Required task → Leaving out every picture, retype the lines below from the top through the one that contains "import plotly.graph_objects as go".

Dataset excerpt →

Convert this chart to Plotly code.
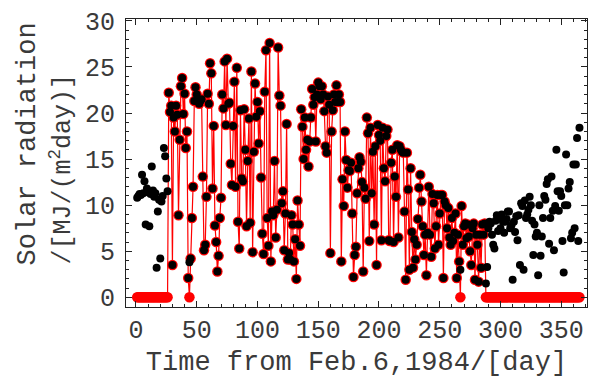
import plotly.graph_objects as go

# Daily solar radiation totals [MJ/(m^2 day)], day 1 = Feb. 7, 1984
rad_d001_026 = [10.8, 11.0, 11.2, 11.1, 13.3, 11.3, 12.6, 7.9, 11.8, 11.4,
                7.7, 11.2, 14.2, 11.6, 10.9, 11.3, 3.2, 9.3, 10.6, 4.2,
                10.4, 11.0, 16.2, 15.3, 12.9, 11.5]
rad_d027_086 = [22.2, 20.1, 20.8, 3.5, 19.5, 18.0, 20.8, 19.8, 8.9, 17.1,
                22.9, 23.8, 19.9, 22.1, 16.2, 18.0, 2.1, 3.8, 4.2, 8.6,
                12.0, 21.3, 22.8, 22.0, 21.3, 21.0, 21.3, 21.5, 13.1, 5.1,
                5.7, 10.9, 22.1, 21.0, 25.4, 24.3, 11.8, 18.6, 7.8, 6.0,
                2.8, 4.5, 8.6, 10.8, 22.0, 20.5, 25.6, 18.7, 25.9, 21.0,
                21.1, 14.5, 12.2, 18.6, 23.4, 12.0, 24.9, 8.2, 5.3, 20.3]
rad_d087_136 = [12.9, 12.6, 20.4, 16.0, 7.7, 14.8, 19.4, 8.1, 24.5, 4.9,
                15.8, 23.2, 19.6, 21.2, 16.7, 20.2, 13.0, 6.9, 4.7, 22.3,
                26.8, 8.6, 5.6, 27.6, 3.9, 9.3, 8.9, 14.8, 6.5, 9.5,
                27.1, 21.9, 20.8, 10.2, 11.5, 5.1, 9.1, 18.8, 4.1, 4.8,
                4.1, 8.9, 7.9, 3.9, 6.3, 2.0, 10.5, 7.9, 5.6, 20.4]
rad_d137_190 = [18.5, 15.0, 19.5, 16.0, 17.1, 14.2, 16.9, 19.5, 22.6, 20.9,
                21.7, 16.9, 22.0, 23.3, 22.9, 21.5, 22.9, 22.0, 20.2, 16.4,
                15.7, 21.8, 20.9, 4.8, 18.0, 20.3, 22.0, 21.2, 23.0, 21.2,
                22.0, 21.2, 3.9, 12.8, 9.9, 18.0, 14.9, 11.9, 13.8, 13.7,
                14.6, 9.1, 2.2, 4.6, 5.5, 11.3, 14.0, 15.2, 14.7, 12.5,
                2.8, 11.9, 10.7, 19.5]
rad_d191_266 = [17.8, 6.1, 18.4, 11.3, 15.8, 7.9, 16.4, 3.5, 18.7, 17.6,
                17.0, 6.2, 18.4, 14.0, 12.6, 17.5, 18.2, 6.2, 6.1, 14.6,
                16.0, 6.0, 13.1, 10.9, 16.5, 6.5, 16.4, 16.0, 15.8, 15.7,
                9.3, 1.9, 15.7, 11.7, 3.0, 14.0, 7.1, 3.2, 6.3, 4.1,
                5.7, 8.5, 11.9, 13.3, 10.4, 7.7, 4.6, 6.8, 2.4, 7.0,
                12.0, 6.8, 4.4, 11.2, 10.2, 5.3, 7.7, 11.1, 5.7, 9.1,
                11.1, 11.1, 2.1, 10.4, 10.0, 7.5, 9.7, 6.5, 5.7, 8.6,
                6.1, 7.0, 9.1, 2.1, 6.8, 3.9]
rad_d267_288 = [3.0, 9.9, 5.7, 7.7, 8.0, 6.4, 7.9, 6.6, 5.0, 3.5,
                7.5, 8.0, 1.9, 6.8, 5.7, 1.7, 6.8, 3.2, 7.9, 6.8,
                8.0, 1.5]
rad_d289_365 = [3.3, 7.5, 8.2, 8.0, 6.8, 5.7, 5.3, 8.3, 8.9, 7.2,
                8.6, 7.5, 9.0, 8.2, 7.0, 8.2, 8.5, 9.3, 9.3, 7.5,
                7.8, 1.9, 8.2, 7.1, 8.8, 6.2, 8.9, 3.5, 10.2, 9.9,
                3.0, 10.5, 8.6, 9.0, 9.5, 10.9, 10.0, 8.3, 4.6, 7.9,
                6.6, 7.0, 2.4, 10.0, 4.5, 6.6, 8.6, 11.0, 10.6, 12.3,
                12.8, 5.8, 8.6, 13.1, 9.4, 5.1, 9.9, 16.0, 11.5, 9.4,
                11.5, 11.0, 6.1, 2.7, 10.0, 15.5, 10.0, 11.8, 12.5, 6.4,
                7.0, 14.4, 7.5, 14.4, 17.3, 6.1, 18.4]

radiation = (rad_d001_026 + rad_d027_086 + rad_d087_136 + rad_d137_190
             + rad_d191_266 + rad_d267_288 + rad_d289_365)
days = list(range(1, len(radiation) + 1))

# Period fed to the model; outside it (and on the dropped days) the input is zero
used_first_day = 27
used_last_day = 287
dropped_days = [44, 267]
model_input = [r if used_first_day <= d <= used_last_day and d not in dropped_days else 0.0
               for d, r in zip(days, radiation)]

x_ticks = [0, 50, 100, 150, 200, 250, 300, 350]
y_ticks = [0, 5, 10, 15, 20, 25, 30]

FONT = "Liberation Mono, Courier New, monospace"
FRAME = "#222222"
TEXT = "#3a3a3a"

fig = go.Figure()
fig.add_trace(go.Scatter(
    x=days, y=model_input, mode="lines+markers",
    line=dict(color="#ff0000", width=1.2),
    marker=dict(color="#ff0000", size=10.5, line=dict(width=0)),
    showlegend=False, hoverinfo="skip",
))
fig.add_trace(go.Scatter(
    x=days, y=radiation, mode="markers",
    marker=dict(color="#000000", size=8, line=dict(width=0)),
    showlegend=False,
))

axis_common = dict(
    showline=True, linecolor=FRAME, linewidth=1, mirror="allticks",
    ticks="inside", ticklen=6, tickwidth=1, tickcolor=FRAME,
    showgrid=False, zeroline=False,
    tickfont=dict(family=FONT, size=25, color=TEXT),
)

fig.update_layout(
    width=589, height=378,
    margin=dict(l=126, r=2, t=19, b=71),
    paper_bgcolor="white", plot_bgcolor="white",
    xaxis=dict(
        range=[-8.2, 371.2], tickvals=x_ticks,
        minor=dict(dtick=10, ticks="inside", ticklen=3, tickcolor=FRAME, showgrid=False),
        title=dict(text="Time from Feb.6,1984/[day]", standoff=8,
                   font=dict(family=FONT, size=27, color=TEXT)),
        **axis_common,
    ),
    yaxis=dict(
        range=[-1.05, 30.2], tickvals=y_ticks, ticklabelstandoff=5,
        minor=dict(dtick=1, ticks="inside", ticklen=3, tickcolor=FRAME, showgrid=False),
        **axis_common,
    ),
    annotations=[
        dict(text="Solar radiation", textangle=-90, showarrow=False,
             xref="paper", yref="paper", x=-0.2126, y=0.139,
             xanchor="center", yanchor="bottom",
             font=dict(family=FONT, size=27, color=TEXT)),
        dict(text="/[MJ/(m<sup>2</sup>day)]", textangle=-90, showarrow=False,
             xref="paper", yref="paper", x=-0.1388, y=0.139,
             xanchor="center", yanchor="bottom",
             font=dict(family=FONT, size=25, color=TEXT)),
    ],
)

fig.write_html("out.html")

Solution to this exercise →
Convert this chart to Plotly code.
import plotly.graph_objects as go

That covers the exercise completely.